__Material provided__
________________________
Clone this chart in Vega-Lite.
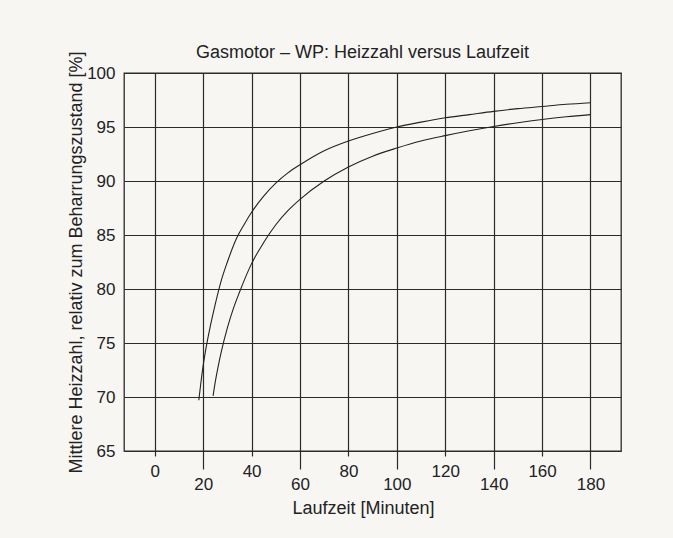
________________________
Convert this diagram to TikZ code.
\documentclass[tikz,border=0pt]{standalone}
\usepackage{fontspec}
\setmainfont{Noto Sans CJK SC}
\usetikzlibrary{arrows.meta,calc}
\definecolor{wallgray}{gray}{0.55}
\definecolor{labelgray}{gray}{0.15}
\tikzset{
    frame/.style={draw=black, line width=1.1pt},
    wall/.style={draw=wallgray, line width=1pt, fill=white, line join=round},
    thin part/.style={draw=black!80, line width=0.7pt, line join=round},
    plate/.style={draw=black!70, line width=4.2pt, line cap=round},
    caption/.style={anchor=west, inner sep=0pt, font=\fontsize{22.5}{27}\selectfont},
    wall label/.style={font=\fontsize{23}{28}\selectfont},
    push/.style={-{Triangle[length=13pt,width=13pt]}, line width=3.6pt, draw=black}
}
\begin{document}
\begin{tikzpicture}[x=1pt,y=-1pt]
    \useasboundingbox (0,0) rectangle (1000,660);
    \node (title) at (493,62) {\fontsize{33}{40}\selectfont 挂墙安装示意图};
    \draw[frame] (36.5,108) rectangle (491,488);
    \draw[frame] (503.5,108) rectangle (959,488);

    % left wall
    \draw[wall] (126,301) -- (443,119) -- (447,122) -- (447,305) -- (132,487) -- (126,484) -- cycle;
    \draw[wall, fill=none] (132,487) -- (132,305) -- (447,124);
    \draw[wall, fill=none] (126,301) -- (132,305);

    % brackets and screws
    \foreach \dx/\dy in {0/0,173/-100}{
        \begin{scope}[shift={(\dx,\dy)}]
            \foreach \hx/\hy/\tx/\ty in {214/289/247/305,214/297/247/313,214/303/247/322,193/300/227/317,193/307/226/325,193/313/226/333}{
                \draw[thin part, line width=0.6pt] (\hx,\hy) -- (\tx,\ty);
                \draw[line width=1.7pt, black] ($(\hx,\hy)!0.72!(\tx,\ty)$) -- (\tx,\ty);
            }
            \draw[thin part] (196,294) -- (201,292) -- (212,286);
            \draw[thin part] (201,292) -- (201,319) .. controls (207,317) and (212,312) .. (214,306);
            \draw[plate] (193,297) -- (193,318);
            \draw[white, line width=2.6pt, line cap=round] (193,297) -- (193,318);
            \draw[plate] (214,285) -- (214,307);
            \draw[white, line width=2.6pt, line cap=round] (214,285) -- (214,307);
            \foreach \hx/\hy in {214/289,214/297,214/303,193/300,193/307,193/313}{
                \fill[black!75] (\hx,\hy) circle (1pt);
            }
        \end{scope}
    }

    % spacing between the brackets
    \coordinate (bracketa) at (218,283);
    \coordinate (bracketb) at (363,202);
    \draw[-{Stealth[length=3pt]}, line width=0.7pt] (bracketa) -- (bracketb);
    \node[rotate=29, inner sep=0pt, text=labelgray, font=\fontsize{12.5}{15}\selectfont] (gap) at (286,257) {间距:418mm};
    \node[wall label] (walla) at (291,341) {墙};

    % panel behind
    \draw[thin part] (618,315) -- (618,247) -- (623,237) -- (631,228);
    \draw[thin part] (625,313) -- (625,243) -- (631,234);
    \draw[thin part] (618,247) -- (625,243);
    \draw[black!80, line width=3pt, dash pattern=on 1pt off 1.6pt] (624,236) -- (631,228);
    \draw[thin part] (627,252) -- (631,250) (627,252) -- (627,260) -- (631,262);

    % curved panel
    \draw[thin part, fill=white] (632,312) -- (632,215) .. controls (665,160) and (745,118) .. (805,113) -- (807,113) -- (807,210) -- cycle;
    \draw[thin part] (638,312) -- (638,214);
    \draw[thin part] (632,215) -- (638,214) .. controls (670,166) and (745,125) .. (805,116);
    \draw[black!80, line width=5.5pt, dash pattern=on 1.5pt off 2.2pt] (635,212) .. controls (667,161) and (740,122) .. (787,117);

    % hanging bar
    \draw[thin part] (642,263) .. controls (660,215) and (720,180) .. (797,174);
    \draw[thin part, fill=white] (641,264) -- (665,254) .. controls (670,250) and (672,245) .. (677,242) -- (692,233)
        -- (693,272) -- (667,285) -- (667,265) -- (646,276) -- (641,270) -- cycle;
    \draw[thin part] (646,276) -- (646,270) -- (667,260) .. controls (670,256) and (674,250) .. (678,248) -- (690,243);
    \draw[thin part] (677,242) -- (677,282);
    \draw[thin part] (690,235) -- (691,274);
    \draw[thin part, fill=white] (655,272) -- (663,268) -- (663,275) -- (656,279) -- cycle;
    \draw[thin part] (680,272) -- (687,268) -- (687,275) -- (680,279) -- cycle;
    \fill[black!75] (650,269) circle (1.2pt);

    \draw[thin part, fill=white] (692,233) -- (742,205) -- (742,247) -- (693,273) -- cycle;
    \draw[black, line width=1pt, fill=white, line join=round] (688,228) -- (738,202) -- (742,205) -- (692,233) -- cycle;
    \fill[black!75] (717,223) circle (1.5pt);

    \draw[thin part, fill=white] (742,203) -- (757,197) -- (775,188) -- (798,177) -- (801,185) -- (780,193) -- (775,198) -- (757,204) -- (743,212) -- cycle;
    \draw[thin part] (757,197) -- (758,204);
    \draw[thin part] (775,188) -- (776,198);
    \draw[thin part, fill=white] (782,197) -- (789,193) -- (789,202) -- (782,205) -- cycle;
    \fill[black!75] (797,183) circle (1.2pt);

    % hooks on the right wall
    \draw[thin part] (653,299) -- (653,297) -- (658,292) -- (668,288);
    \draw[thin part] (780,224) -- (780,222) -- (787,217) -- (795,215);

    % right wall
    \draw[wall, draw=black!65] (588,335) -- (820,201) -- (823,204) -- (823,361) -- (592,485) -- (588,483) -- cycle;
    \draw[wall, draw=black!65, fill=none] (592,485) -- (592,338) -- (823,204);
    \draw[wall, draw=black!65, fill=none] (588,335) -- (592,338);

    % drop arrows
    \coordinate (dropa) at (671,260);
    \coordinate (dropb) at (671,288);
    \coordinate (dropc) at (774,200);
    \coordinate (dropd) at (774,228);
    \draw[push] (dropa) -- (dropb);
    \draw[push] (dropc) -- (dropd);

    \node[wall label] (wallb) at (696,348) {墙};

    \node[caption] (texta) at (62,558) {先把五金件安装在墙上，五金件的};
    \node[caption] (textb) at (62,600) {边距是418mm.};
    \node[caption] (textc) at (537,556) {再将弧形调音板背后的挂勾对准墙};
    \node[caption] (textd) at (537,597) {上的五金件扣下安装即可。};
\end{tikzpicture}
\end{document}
________________________
__Instructions for the task__
Report only a number: how many lines in the material above contain the string "this".

__Exercise solution__
2